• [Source records]:

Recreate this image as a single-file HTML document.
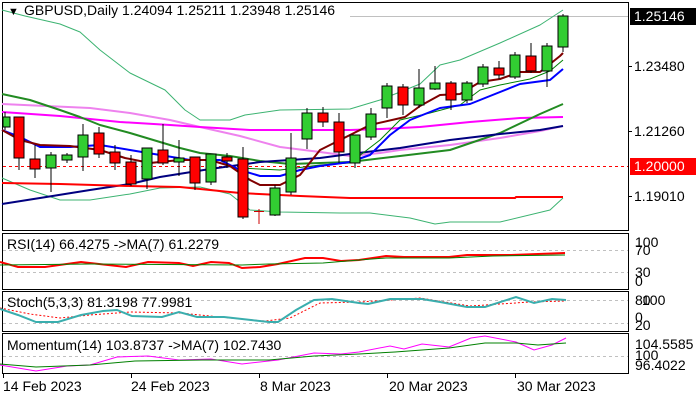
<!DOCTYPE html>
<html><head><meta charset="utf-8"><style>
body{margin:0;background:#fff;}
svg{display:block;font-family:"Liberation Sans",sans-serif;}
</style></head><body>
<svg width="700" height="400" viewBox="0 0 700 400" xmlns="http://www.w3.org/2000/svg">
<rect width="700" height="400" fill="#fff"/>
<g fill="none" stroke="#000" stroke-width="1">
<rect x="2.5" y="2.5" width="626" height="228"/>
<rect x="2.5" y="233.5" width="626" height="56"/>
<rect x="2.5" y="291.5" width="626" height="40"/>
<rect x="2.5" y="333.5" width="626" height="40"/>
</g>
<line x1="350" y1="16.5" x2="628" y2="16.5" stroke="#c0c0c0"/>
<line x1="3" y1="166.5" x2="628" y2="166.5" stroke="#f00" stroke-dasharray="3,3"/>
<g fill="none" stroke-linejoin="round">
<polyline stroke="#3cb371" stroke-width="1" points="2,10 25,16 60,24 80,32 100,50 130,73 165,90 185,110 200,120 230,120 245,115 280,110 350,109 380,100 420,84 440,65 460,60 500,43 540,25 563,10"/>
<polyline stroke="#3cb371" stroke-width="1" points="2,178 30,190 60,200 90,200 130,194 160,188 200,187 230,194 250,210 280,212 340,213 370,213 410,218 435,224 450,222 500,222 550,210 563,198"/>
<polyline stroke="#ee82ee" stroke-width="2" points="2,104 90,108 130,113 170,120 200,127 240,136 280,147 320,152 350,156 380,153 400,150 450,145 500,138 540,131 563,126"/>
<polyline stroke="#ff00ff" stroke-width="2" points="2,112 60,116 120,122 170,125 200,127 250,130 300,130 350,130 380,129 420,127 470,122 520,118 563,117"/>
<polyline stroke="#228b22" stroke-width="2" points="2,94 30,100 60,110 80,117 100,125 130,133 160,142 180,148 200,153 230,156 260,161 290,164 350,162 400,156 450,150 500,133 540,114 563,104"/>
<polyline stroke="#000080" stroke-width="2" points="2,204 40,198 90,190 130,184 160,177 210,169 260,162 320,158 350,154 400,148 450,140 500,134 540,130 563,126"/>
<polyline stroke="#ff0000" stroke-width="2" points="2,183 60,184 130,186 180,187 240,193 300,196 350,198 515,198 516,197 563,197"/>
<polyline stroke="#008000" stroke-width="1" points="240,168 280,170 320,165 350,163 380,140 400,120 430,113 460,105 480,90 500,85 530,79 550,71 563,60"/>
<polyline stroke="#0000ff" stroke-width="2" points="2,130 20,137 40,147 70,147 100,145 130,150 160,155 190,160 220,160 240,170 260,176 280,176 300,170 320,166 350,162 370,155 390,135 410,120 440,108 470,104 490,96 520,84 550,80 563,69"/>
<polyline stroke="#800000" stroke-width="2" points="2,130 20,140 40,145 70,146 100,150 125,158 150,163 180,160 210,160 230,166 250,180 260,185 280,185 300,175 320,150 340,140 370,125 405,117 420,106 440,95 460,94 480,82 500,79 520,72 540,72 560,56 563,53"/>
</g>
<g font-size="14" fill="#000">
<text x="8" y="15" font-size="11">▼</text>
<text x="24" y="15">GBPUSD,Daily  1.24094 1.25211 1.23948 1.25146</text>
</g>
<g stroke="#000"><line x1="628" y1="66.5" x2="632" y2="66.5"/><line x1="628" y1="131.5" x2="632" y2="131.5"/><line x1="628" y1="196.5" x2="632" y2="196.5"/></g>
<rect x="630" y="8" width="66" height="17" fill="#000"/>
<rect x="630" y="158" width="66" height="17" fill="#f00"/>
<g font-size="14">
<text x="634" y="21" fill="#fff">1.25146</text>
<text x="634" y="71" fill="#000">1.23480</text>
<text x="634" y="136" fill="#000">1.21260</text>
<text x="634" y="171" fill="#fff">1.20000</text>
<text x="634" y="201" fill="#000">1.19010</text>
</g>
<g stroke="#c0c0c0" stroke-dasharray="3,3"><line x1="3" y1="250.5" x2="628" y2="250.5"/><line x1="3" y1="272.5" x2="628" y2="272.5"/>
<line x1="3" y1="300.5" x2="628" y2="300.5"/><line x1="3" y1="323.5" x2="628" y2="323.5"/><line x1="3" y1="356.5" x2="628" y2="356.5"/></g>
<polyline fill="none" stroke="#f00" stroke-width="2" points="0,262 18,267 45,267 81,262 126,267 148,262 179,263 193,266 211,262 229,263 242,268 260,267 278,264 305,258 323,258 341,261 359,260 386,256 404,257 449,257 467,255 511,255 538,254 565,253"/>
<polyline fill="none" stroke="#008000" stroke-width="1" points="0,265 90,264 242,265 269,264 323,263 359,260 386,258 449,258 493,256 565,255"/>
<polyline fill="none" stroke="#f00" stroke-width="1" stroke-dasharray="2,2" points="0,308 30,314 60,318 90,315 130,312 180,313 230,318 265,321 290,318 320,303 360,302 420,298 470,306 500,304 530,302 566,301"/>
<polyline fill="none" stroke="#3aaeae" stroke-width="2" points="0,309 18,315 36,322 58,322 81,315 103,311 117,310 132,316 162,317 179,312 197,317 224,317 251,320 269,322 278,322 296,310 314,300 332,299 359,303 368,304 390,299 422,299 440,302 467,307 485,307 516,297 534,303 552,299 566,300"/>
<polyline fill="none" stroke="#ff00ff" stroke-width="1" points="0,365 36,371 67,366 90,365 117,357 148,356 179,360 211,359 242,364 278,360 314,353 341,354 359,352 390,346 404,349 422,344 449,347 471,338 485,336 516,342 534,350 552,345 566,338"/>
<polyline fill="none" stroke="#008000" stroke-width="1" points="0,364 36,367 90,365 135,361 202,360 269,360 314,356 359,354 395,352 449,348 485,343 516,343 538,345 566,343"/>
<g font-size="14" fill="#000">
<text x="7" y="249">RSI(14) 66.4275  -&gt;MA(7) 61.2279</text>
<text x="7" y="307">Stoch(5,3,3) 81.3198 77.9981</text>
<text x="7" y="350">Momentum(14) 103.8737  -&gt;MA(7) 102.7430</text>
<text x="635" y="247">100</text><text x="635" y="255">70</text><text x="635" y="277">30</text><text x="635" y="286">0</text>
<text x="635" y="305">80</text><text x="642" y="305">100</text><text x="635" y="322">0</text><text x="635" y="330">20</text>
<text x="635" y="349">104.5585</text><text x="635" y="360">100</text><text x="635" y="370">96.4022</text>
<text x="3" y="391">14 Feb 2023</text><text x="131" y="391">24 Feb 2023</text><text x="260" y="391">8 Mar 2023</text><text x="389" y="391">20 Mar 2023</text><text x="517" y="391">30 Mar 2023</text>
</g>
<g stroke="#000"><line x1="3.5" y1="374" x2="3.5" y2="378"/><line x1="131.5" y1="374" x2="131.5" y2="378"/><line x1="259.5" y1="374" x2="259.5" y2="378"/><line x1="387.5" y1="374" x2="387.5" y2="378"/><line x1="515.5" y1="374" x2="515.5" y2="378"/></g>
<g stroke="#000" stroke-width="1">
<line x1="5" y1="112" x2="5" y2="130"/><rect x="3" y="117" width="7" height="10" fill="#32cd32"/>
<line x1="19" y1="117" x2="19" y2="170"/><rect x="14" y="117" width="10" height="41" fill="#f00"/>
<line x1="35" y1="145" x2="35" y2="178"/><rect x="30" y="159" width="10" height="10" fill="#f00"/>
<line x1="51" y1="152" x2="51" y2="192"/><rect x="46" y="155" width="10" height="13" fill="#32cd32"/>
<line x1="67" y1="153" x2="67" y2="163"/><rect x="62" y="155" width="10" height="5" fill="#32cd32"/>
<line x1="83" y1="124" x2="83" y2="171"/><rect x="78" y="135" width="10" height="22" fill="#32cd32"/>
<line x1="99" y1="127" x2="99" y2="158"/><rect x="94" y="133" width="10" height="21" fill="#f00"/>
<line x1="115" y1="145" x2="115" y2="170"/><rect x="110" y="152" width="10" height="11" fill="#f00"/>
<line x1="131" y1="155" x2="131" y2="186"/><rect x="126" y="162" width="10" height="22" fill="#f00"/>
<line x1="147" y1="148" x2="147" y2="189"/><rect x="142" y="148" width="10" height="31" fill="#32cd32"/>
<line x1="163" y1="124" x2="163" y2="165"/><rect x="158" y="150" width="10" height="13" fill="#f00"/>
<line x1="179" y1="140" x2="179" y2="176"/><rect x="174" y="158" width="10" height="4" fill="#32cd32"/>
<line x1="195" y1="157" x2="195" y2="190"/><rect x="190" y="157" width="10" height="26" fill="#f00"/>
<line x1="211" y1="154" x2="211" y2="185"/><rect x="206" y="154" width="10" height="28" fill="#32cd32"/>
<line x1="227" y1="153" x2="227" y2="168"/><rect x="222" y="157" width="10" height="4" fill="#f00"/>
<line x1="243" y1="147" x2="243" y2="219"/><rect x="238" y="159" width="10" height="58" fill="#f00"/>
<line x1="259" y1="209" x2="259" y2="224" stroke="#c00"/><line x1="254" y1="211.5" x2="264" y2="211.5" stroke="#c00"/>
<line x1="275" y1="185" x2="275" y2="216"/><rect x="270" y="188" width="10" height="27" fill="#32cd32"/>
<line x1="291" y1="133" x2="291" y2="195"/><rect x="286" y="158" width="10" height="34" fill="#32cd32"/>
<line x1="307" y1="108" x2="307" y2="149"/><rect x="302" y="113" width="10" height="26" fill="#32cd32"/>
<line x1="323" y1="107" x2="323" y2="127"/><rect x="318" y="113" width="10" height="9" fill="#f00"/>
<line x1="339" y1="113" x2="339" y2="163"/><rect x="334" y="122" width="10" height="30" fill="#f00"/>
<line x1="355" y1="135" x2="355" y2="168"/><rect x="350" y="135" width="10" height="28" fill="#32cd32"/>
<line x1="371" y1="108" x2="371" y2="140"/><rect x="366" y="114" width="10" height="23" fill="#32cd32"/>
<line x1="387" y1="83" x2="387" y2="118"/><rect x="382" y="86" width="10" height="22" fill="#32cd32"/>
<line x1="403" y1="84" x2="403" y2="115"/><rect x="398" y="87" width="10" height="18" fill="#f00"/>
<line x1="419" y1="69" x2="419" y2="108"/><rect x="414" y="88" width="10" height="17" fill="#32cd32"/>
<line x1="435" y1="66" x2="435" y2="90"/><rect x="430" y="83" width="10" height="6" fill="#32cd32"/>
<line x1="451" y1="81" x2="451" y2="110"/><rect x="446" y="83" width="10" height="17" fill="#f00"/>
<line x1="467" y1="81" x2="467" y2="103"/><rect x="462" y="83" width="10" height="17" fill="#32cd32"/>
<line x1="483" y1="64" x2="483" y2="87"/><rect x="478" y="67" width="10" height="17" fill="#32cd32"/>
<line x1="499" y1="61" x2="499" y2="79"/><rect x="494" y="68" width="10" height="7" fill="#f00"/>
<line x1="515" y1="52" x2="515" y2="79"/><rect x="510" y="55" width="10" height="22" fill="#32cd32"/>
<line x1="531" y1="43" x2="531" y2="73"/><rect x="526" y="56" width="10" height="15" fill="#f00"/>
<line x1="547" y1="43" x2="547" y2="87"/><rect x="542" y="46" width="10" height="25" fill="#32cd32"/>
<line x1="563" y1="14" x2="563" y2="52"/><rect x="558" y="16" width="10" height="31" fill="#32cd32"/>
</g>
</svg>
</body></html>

* * *

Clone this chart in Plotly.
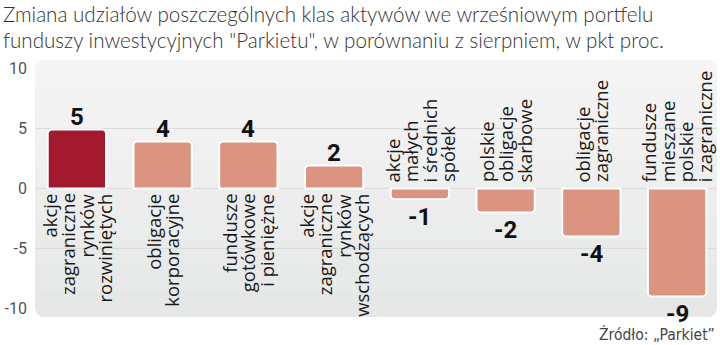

• [What to do]: Identify every line holding the word "this" and copy it out.

• [The answer]:
Recreate this image as a single-file HTML document.
Clone this chart in Plotly.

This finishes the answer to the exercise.